I informed them that in our societies, women must dress in a loose manner, and that it is called fashion. That most first-born girl-children breed for different men while remaining in their girl-hood homes and it is called culture despite the scourge of veneral diseases including HIV/AIDS. That in religious homes now, what matters is the heart, they say, and not what you wear even when such dress goes against spiritual order. I informed them that our society has made it fashionable in their time to have relationships with members of the opposite gender and paying the requisite rent. And that it was abnormal for them not to be a member of the sexual gang. Introspection, solitude, reading on the hill, and moving alone in sobriety which are important for character-building in their time aren’t novelties to be indulged.

In our day, we weren’t quick with our hands encircling ladies, but it is okay in their time. In our time, ladies visited us with someone in tow, and they wore impossibly tight jeans; not now. That ladies never visited us at night the way they do now. When they visited, doors were opened not closed. And we never hung around in the dark. I told them, that they may have made mistakes and that I wasn’t there to judge them but they must accept responsibility for their lives and change their ways without passing the buck.


When I stopped to catch my breath, almost everyone wanted to ask me questions. Some were gutsy enough to ask me if I engaged in the tricks of the flesh in my teens and my major regrets. I evaded telling them when but told them I regretted doing it when I did because I didn’t marry the said lady and what we did was not only demeaning but was a fraud.

I told them that my major regret included being overly-conscious of myself in senior high school when I whetted my eyes unnecessarily and my performance in internal examinations dropped.

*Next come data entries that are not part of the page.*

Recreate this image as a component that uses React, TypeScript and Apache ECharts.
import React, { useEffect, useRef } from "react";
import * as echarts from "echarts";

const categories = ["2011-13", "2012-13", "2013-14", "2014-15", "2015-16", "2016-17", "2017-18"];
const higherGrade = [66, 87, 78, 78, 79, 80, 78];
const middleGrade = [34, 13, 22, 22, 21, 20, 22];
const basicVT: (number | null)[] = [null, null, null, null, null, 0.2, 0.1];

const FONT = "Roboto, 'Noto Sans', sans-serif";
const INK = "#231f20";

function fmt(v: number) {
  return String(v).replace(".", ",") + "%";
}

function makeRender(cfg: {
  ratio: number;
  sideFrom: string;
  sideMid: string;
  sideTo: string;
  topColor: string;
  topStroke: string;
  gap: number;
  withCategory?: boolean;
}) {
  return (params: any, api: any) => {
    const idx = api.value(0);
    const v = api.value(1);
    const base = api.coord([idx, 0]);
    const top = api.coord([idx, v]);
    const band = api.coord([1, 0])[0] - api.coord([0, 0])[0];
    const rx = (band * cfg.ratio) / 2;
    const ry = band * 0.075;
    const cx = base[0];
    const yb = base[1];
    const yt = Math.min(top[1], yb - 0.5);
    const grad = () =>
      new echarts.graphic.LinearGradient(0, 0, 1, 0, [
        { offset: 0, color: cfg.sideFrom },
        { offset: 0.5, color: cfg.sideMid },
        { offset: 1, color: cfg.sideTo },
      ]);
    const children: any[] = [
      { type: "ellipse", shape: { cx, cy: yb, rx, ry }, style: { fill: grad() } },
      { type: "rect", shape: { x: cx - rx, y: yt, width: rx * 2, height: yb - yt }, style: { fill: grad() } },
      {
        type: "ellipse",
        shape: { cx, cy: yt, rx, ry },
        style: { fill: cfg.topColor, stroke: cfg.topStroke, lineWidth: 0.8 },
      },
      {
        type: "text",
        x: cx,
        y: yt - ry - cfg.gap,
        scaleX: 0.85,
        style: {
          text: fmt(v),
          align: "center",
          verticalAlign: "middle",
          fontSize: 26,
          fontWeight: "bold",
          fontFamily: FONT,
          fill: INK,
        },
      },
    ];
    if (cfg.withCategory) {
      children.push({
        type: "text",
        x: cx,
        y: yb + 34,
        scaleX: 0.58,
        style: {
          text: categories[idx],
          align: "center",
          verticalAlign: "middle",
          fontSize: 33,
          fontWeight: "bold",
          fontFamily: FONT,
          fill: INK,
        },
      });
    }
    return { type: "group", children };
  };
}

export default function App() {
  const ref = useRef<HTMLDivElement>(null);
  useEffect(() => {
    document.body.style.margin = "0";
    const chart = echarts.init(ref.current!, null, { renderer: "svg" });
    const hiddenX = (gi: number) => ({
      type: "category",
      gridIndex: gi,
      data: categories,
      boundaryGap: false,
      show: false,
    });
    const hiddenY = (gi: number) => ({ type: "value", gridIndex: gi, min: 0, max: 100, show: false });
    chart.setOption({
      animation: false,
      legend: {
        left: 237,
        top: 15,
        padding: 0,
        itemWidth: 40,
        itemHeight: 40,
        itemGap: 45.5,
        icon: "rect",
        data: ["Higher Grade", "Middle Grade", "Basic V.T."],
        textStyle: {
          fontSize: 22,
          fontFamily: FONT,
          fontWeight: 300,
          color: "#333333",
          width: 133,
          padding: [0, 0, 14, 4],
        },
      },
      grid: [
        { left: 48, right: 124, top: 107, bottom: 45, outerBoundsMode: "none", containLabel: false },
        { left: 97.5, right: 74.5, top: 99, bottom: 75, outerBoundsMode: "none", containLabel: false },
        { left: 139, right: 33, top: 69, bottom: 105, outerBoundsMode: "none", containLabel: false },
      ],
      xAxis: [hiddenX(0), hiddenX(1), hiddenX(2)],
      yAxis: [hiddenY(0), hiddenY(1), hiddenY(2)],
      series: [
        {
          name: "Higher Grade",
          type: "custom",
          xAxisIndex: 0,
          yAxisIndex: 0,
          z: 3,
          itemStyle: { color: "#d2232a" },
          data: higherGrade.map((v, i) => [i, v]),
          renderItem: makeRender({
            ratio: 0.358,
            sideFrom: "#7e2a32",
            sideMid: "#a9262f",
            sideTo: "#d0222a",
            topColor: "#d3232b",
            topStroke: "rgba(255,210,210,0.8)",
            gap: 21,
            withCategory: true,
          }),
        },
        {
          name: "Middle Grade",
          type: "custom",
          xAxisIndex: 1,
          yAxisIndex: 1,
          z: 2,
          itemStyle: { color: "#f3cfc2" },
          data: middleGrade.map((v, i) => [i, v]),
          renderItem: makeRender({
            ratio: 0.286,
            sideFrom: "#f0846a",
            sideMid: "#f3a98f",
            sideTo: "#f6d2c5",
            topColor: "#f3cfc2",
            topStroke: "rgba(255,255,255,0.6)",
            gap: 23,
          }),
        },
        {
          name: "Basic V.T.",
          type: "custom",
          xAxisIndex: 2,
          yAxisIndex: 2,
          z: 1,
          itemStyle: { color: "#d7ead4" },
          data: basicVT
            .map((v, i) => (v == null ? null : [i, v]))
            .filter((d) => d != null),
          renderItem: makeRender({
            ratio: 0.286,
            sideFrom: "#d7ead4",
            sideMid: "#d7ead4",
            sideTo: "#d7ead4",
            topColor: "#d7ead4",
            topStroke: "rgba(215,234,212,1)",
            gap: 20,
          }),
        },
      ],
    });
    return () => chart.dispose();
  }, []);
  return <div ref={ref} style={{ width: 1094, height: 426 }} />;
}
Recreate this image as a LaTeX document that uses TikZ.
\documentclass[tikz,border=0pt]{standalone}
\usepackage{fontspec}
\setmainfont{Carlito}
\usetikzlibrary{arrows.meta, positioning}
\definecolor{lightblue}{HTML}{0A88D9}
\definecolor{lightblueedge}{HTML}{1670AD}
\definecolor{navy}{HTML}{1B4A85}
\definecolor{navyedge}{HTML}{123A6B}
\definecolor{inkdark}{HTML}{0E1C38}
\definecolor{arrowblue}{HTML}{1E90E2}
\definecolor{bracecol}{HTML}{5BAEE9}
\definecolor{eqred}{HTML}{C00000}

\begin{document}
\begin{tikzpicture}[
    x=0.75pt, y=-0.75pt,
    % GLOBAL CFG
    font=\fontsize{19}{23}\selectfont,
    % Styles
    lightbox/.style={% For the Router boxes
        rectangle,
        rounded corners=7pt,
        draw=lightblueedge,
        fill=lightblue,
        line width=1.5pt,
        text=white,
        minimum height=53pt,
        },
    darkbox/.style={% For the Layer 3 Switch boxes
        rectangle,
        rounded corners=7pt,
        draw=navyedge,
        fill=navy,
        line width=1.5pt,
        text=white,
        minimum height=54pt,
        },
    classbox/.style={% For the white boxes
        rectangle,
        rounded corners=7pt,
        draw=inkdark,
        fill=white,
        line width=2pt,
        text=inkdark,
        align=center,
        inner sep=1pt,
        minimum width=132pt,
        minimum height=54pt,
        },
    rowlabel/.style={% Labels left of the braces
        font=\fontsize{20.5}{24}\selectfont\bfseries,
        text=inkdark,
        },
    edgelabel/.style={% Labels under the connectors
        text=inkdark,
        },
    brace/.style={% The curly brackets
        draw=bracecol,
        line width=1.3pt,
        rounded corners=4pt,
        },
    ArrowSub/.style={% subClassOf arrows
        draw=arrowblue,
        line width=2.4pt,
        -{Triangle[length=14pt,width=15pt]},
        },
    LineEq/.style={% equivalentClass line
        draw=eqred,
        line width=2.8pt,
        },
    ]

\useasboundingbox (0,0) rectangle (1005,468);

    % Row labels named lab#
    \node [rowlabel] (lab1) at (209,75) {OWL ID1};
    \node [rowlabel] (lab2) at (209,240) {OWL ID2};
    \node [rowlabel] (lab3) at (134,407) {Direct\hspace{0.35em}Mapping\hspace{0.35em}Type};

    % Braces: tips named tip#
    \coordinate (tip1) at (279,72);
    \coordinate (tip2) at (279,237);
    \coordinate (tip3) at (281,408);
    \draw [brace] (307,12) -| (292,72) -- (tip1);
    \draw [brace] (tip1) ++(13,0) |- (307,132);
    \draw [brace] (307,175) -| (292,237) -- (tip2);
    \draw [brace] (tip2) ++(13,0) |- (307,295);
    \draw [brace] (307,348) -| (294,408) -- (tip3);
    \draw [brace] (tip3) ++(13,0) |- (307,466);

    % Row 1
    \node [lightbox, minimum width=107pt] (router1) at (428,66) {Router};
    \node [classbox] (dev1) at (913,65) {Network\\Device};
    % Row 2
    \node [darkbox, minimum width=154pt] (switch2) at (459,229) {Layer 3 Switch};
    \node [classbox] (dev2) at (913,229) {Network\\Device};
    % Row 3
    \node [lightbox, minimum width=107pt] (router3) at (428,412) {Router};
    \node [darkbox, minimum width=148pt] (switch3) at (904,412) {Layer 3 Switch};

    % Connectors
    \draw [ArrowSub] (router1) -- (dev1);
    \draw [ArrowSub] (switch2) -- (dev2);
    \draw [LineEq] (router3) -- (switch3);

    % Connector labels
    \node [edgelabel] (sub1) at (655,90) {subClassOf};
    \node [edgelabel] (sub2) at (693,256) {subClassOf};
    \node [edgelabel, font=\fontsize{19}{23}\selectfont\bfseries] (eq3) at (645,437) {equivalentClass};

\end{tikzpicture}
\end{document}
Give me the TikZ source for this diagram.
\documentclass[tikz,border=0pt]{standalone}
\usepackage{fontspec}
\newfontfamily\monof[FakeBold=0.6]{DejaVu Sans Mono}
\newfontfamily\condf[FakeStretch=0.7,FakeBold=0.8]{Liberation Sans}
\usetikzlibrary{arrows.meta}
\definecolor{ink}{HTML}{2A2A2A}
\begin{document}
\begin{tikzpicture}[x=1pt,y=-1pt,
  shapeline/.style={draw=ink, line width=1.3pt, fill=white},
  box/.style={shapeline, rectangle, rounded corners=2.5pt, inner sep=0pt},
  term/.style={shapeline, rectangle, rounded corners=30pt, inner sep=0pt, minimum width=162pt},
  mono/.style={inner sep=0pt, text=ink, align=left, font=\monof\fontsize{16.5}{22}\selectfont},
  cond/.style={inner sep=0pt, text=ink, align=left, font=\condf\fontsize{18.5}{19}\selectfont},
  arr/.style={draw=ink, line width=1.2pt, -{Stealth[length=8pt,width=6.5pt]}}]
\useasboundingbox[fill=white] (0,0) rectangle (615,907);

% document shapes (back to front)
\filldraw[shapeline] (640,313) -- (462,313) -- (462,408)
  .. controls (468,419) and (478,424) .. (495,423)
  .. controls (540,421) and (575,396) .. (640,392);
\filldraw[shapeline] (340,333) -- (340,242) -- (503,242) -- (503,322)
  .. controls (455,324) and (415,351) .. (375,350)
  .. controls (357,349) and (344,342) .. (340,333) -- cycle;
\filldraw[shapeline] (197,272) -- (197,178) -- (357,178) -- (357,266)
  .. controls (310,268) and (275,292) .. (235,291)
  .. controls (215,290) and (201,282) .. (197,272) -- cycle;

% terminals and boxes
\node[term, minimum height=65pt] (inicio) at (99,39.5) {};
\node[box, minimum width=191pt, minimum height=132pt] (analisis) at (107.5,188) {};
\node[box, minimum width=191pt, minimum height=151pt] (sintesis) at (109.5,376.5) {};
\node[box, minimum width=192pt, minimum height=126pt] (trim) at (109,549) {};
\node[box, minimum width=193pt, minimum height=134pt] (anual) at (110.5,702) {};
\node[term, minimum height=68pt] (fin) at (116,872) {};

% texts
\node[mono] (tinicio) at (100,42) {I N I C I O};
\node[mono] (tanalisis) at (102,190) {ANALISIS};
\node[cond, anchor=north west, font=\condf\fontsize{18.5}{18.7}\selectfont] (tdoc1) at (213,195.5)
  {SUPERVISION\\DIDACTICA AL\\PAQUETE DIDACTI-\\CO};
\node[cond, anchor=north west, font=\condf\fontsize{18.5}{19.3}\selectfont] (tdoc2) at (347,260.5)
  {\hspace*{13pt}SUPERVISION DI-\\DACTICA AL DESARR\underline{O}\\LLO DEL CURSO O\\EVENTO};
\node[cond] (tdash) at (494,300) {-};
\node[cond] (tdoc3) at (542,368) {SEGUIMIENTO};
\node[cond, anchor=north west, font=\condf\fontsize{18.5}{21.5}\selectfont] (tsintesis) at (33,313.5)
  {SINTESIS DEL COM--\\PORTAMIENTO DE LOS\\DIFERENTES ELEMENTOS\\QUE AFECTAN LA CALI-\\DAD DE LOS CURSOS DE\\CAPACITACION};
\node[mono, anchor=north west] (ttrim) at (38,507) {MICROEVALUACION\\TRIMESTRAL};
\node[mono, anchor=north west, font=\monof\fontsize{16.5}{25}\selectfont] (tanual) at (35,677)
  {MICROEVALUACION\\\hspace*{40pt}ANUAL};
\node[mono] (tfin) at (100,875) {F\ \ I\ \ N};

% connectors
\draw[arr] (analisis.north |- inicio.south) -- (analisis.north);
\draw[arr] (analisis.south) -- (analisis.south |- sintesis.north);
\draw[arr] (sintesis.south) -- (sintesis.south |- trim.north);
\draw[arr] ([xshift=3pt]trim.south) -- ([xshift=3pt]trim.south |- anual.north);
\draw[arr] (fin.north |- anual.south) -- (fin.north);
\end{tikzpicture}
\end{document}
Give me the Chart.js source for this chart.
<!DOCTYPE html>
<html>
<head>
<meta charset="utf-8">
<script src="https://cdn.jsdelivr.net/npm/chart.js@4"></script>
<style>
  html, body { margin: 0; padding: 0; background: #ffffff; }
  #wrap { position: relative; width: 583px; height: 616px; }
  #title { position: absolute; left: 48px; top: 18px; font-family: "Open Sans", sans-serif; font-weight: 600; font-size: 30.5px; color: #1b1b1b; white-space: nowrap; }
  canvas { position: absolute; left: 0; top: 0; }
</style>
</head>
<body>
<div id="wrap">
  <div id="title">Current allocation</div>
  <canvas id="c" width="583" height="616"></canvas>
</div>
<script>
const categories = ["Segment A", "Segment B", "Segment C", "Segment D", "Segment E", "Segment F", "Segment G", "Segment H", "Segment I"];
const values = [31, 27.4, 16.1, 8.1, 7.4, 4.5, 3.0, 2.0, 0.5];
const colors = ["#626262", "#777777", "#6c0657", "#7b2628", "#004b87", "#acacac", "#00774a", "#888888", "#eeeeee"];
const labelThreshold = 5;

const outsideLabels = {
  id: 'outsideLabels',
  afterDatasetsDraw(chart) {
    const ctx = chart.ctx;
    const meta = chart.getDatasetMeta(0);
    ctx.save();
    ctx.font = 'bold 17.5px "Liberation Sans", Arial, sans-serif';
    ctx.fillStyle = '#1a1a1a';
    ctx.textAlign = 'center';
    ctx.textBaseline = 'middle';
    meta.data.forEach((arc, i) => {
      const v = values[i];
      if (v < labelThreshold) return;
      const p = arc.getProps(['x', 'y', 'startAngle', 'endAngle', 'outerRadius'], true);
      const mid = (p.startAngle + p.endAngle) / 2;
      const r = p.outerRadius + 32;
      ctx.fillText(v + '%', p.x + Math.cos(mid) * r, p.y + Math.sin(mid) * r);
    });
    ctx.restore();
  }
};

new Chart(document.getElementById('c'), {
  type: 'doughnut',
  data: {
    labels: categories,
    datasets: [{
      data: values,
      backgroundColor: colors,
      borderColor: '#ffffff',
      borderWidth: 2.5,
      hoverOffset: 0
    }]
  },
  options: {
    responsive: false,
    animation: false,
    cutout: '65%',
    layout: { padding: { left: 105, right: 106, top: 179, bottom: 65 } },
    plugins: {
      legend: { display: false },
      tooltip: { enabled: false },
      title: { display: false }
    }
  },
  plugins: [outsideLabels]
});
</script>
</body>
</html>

The reason they must not allow any wayward person cross the Rubicon from morality to immorality. I told them to respect their parents no matter the circumstance they find themselves in. That I am aware most parents are losing the moral vision to lead especially in homes where men are out of jobs and women have become pater familias. And they must never take advantage of that to be loose sexual canons to fill the gap. I informed them to take family seriously, never to do anything outside family, not to compare other families to theirs because those families equally have their own hidden baggage. And that there is nothing like a ‘perfect family’ anywhere in the world.
• Abah, wrote Port Harcourt, Rivers State.